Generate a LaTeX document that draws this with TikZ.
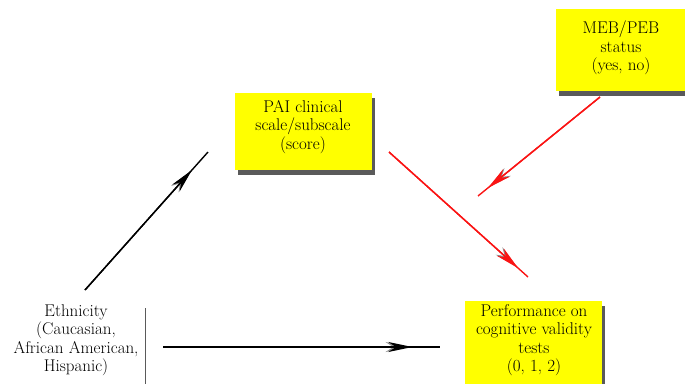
\documentclass[tikz,border=0pt]{standalone}
\usetikzlibrary{shadows,calc,arrows.meta}
\definecolor{boxyellow}{RGB}{255,255,0}
\definecolor{shadowgray}{RGB}{90,90,90}
\definecolor{arrred}{RGB}{250,20,20}
\tikzset{
  varbox/.style={rectangle, fill=boxyellow, anchor=north west, inner sep=0pt,
    drop shadow={shadow xshift=3pt, shadow yshift=-5pt, fill=shadowgray, opacity=1}},
  vartext/.style={align=center, font=\fontsize{17}{18.5}\selectfont, inner sep=0pt},
  blkline/.style={line width=1.4pt, black},
  redline/.style={line width=1.4pt, arrred},
  headtip/.style={-{Stealth[length=24pt,width=10pt]}},
  blkhead/.style={line width=1.4pt, black, headtip},
  redhead/.style={line width=1.4pt, arrred, headtip},
  grayhead/.style={line width=1pt, shadowgray!70, headtip},
}
\begin{document}
\begin{tikzpicture}[x=1pt,y=-1pt]
\useasboundingbox (0,0) rectangle (685,383);
% boxes
\node[varbox, minimum width=129pt, minimum height=82pt] (meb) at (556,9) {};
\node[varbox, minimum width=137pt, minimum height=77pt] (pai) at (235,93) {};
\node[varbox, minimum width=137pt, minimum height=95pt] (perf) at (465,301) {};
\draw[shadowgray, line width=0.8pt] (145,308) coordinate (ethA) -- (145,390) coordinate (ethB);
% texts
\node[vartext] (mebt) at (621,48) {MEB/PEB\\status\\(yes, no)};
\node[vartext] (pait) at (303,127) {PAI clinical\\scale/subscale\\(score)};
\node[vartext] (perft) at (534,340) {Performance on\\cognitive validity\\tests\\(0, 1, 2)};
\node[vartext] (etht) at (76,340) {Ethnicity\\(Caucasian,\\African American,\\Hispanic)};
% connector coordinates
\coordinate (a1s) at (85,290);
\coordinate (a1e) at (208,152);
\coordinate (a2s) at (163,347);
\coordinate (a2e) at (440,347);
\coordinate (a3s) at (389,152);
\coordinate (a3e) at (528,277);
\coordinate (a4s) at (600,97);
\coordinate (a4e) at (478,196);
% head shadows
\begin{scope}[shift={(2,3)}]
\draw[grayhead] ($(a1s)!0.75!(a1e)$) -- ($(a1s)!0.86!(a1e)$);
\draw[grayhead] ($(a2s)!0.75!(a2e)$) -- ($(a2s)!0.89!(a2e)$);
\draw[grayhead] ($(a3s)!0.8!(a3e)$) -- ($(a3s)!0.92!(a3e)$);
\draw[grayhead] ($(a4s)!0.8!(a4e)$) -- ($(a4s)!0.91!(a4e)$);
\end{scope}
% connectors
\draw[blkline] (a1s) -- (a1e);
\draw[blkhead] (a1s) -- ($(a1s)!0.87!(a1e)$);
\draw[blkline] (a2s) -- (a2e);
\draw[blkhead] (a2s) -- ($(a2s)!0.9!(a2e)$);
\draw[redline] (a3s) -- (a3e);
\draw[redhead] (a3s) -- ($(a3s)!0.93!(a3e)$);
\draw[redline] (a4s) -- (a4e);
\draw[redhead] (a4s) -- ($(a4s)!0.92!(a4e)$);
\end{tikzpicture}
\end{document}
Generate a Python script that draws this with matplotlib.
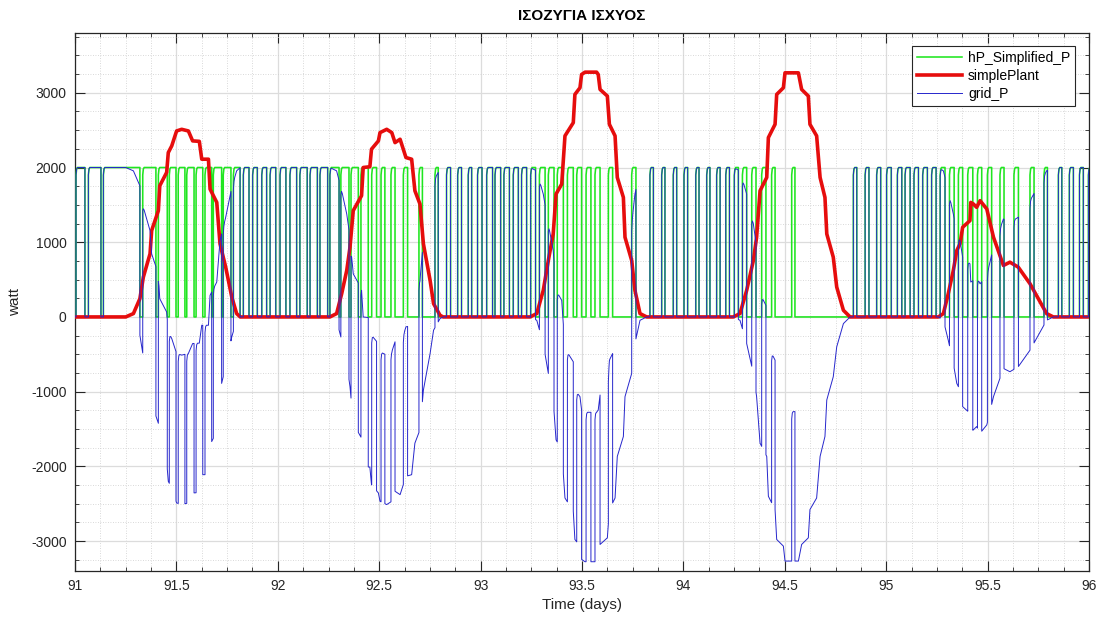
====
EXERCISE: Transcribe the full listing above exactly, with the images removed.

CORRECT OUTPUT:
Generate a LaTeX document that draws this with TikZ.
\documentclass[tikz,border=0pt]{standalone}
\usetikzlibrary{shadows,calc,arrows.meta}
\definecolor{boxyellow}{RGB}{255,255,0}
\definecolor{shadowgray}{RGB}{90,90,90}
\definecolor{arrred}{RGB}{250,20,20}
\tikzset{
  varbox/.style={rectangle, fill=boxyellow, anchor=north west, inner sep=0pt,
    drop shadow={shadow xshift=3pt, shadow yshift=-5pt, fill=shadowgray, opacity=1}},
  vartext/.style={align=center, font=\fontsize{17}{18.5}\selectfont, inner sep=0pt},
  blkline/.style={line width=1.4pt, black},
  redline/.style={line width=1.4pt, arrred},
  headtip/.style={-{Stealth[length=24pt,width=10pt]}},
  blkhead/.style={line width=1.4pt, black, headtip},
  redhead/.style={line width=1.4pt, arrred, headtip},
  grayhead/.style={line width=1pt, shadowgray!70, headtip},
}
\begin{document}
\begin{tikzpicture}[x=1pt,y=-1pt]
\useasboundingbox (0,0) rectangle (685,383);
% boxes
\node[varbox, minimum width=129pt, minimum height=82pt] (meb) at (556,9) {};
\node[varbox, minimum width=137pt, minimum height=77pt] (pai) at (235,93) {};
\node[varbox, minimum width=137pt, minimum height=95pt] (perf) at (465,301) {};
\draw[shadowgray, line width=0.8pt] (145,308) coordinate (ethA) -- (145,390) coordinate (ethB);
% texts
\node[vartext] (mebt) at (621,48) {MEB/PEB\\status\\(yes, no)};
\node[vartext] (pait) at (303,127) {PAI clinical\\scale/subscale\\(score)};
\node[vartext] (perft) at (534,340) {Performance on\\cognitive validity\\tests\\(0, 1, 2)};
\node[vartext] (etht) at (76,340) {Ethnicity\\(Caucasian,\\African American,\\Hispanic)};
% connector coordinates
\coordinate (a1s) at (85,290);
\coordinate (a1e) at (208,152);
\coordinate (a2s) at (163,347);
\coordinate (a2e) at (440,347);
\coordinate (a3s) at (389,152);
\coordinate (a3e) at (528,277);
\coordinate (a4s) at (600,97);
\coordinate (a4e) at (478,196);
% head shadows
\begin{scope}[shift={(2,3)}]
\draw[grayhead] ($(a1s)!0.75!(a1e)$) -- ($(a1s)!0.86!(a1e)$);
\draw[grayhead] ($(a2s)!0.75!(a2e)$) -- ($(a2s)!0.89!(a2e)$);
\draw[grayhead] ($(a3s)!0.8!(a3e)$) -- ($(a3s)!0.92!(a3e)$);
\draw[grayhead] ($(a4s)!0.8!(a4e)$) -- ($(a4s)!0.91!(a4e)$);
\end{scope}
% connectors
\draw[blkline] (a1s) -- (a1e);
\draw[blkhead] (a1s) -- ($(a1s)!0.87!(a1e)$);
\draw[blkline] (a2s) -- (a2e);
\draw[blkhead] (a2s) -- ($(a2s)!0.9!(a2e)$);
\draw[redline] (a3s) -- (a3e);
\draw[redhead] (a3s) -- ($(a3s)!0.93!(a3e)$);
\draw[redline] (a4s) -- (a4e);
\draw[redhead] (a4s) -- ($(a4s)!0.92!(a4e)$);
\end{tikzpicture}
\end{document}
Generate a Python script that draws this with matplotlib.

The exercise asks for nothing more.